Tellingly none of these firms have a formal feedback process for pitches (successes or failures) or exiting clients.

Now in fairness I do a lot of work in the private client market where formal pitching is rarer than it is in the corporate world. As the managing partner of Charles Russell Speechlys put it in Wealthbriefing last year: “Private wealth requires a certain approach, which is inconsistent with the procurement-led legal services market.”

But formal pitches and beauty parades are becoming more common, particularly where there is another adviser introducing that business be it another lawyer, an accountant, a private banker, trust consultant, financial adviser or similar (the referral networks in the private client world are complex to put it mildly).  Other professionals in my experience are generally extremely happy to give their views on firms that have or have not been successful in winning their client’s business.

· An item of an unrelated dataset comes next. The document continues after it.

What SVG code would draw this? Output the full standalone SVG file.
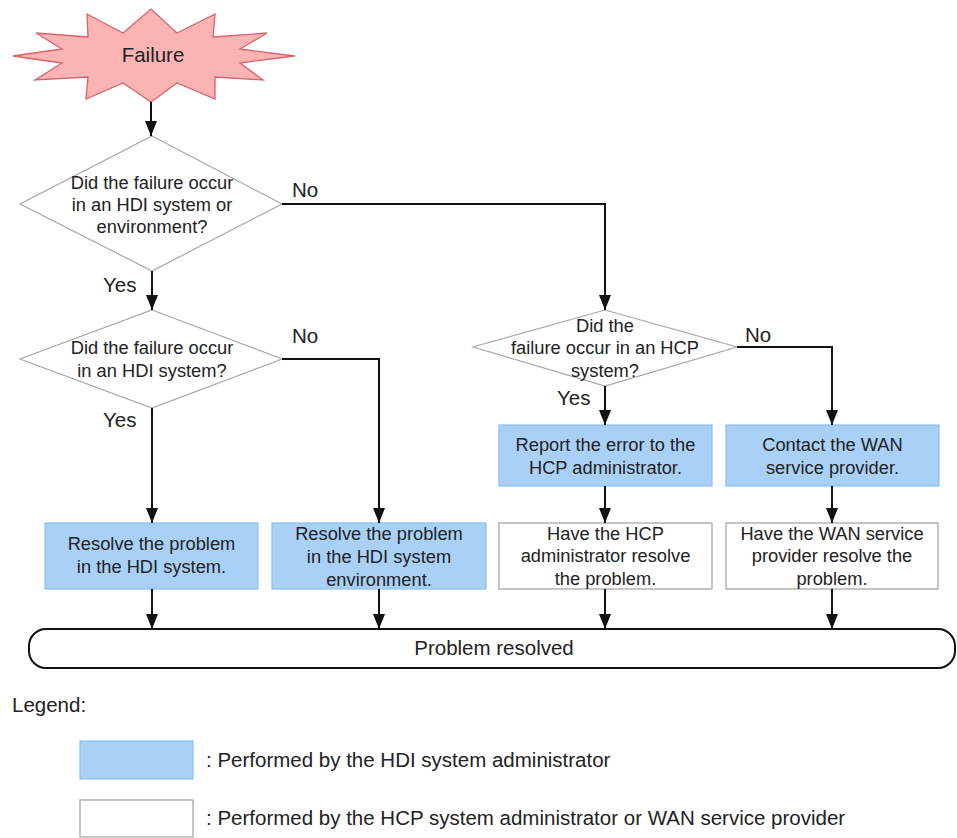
<svg xmlns="http://www.w3.org/2000/svg" width="957" height="838" viewBox="0 0 957 838">
<defs>
<style>
text{font-family:"Liberation Sans",Arial,sans-serif;fill:#222;}
.t{font-size:18.3px;text-anchor:middle;}
.lbl{font-size:20.5px;}
.big{font-size:20.5px;text-anchor:middle;}
.dia{fill:#fff;stroke:#a8a8a8;stroke-width:1.2;}
.blue{fill:#a9d1f8;stroke:#8cbff0;stroke-width:1.2;}
.white{fill:#fff;stroke:#a0a0a0;stroke-width:1.2;}
.conn{fill:none;stroke:#111;stroke-width:2;}
</style>
<marker id="arr" viewBox="0 0 15 12" markerWidth="15" markerHeight="12" markerUnits="userSpaceOnUse" refX="15" refY="6" orient="auto">
<path d="M0,0 L15,6 L0,12 z" fill="#111"/>
</marker>
</defs>
<rect width="957" height="838" fill="#fff"/>

<g id="failure">
<polygon points="13,56 62,49 36,33 88,37 87,14 123,33 151,9 177,33 215,14 213,37 267,33 240,49 295,56 240,63 263,80 215,77 215,99 177,83 151,102 123,83 86,99 88,77 35,80 62,63" fill="#fbb3b3" stroke="#d8626d" stroke-width="1.3"/>
<text class="big" x="153" y="62">Failure</text>
</g>

<g id="q1">
<polygon class="dia" points="152,136 282,204 152,271 20,204"/>
<text class="t" x="152" y="188.5">Did the failure occur</text>
<text class="t" x="152" y="210.5">in an HDI system or</text>
<text class="t" x="152" y="232.5">environment?</text>
</g>

<g id="q2">
<polygon class="dia" points="152,310 282,359 152,408 20,359"/>
<text class="t" x="152" y="354">Did the failure occur</text>
<text class="t" x="152" y="377">in an HDI system?</text>
</g>

<g id="q3">
<polygon class="dia" points="605,310 737,347 605,386 473,347"/>
<text class="t" x="605" y="331.5">Did the</text>
<text class="t" x="605" y="353.5">failure occur in an HCP</text>
<text class="t" x="605" y="376.5">system?</text>
</g>

<g id="report">
<rect class="blue" x="499" y="425" width="213" height="61"/>
<text class="t" x="605.5" y="451">Report the error to the</text>
<text class="t" x="605.5" y="473.5">HCP administrator.</text>
</g>

<g id="contact">
<rect class="blue" x="726" y="425" width="213" height="61"/>
<text class="t" x="832.5" y="451">Contact the WAN</text>
<text class="t" x="832.5" y="473.5">service provider.</text>
</g>

<g id="resolve-hdi">
<rect class="blue" x="45" y="523" width="213" height="66"/>
<text class="t" x="151.5" y="550">Resolve the problem</text>
<text class="t" x="151.5" y="573">in the HDI system.</text>
</g>

<g id="resolve-env">
<rect class="blue" x="272" y="523" width="214" height="66"/>
<text class="t" x="379" y="539.5">Resolve the problem</text>
<text class="t" x="379" y="562.5">in the HDI system</text>
<text class="t" x="379" y="585.5">environment.</text>
</g>

<g id="hcp-resolve">
<rect class="white" x="499" y="523" width="213" height="66"/>
<text class="t" x="605.5" y="539.5">Have the HCP</text>
<text class="t" x="605.5" y="562">administrator resolve</text>
<text class="t" x="605.5" y="584.5">the problem.</text>
</g>

<g id="wan-resolve">
<rect class="white" x="726" y="523" width="212" height="66"/>
<text class="t" x="832" y="539.5">Have the WAN service</text>
<text class="t" x="832" y="562">provider resolve the</text>
<text class="t" x="832" y="584.5">problem.</text>
</g>

<g id="resolved">
<rect x="29" y="629" width="926" height="39" rx="17" ry="17" fill="#fff" stroke="#111" stroke-width="2"/>
<text class="big" x="494" y="654.5">Problem resolved</text>
</g>

<g id="connectors">
<line class="conn" x1="151" y1="102" x2="151" y2="136" marker-end="url(#arr)"/>
<line class="conn" x1="152" y1="271" x2="152" y2="310" marker-end="url(#arr)"/>
<polyline class="conn" points="282,204 605,204 605,310" marker-end="url(#arr)"/>
<line class="conn" x1="152" y1="408" x2="152" y2="523" marker-end="url(#arr)"/>
<polyline class="conn" points="282,359 379,359 379,523" marker-end="url(#arr)"/>
<line class="conn" x1="605" y1="386" x2="605" y2="425" marker-end="url(#arr)"/>
<polyline class="conn" points="737,347 832,347 832,425" marker-end="url(#arr)"/>
<line class="conn" x1="605" y1="486" x2="605" y2="523" marker-end="url(#arr)"/>
<line class="conn" x1="832" y1="486" x2="832" y2="523" marker-end="url(#arr)"/>
<line class="conn" x1="152" y1="589" x2="152" y2="629" marker-end="url(#arr)"/>
<line class="conn" x1="379" y1="589" x2="379" y2="629" marker-end="url(#arr)"/>
<line class="conn" x1="605" y1="589" x2="605" y2="629" marker-end="url(#arr)"/>
<line class="conn" x1="832" y1="589" x2="832" y2="629" marker-end="url(#arr)"/>
<text class="lbl" x="292" y="197">No</text>
<text class="lbl" x="103" y="292">Yes</text>
<text class="lbl" x="292" y="343">No</text>
<text class="lbl" x="103" y="427">Yes</text>
<text class="lbl" x="745" y="341.5">No</text>
<text class="lbl" x="557" y="405">Yes</text>
</g>

<g id="legend">
<text class="lbl" x="12" y="711.5">Legend:</text>
<rect class="blue" x="80" y="741" width="113" height="38"/>
<text class="lbl" x="206" y="766.5">: Performed by the HDI system administrator</text>
<rect class="white" x="80" y="800" width="113" height="37"/>
<text class="lbl" x="206" y="825">: Performed by the HCP system administrator or WAN service provider</text>
</g>
</svg>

In addition while there remains a reticence in many quarters about quizzing private clients on their likes and dislikes outside the confines of a formal client take-on process and/or within a very established relationship, I think that is changing.  In addition in my first-hand experience private clients are, if it is handled deftly and in the right context, more than happy to give their views. As one high net worth individual put it to me recently: “It is my money after all.”

Formal feedback not only provides intelligence which saves planning on anecdote (of which I have an absolute horror! ), it can also keep the conversation open as a failed pitch, a client exit or a failure to win repeat business need not be the end of the story.  Introducers have other clients and formal feedback is an indication you are trying to do everything to impress them and their clients.  In addition, clients who pick someone else may not always be impressed by the subsequent experience and may well revert to you later  – particularly if you were the firm that bothered to ask why it was they didn’t employ you in the first  place.

Implementing a formal client feedback programme at all stages of the client lifecycle will, over time, improve your return on investment of time and money if nothing else by taking some of the guess work out.  In addition to aiding with pricing quandaries, it will uncover if your story is muddled, if clients and advisers don’t see the benefit you can bring, whether your competitors are just more convincing presenters and so on. 

For FCA-regulated firms there is an additional conduct risk upside of being able to evidence why clients leave and what you are doing about it if problems are systemic and not just “c’est la vie”!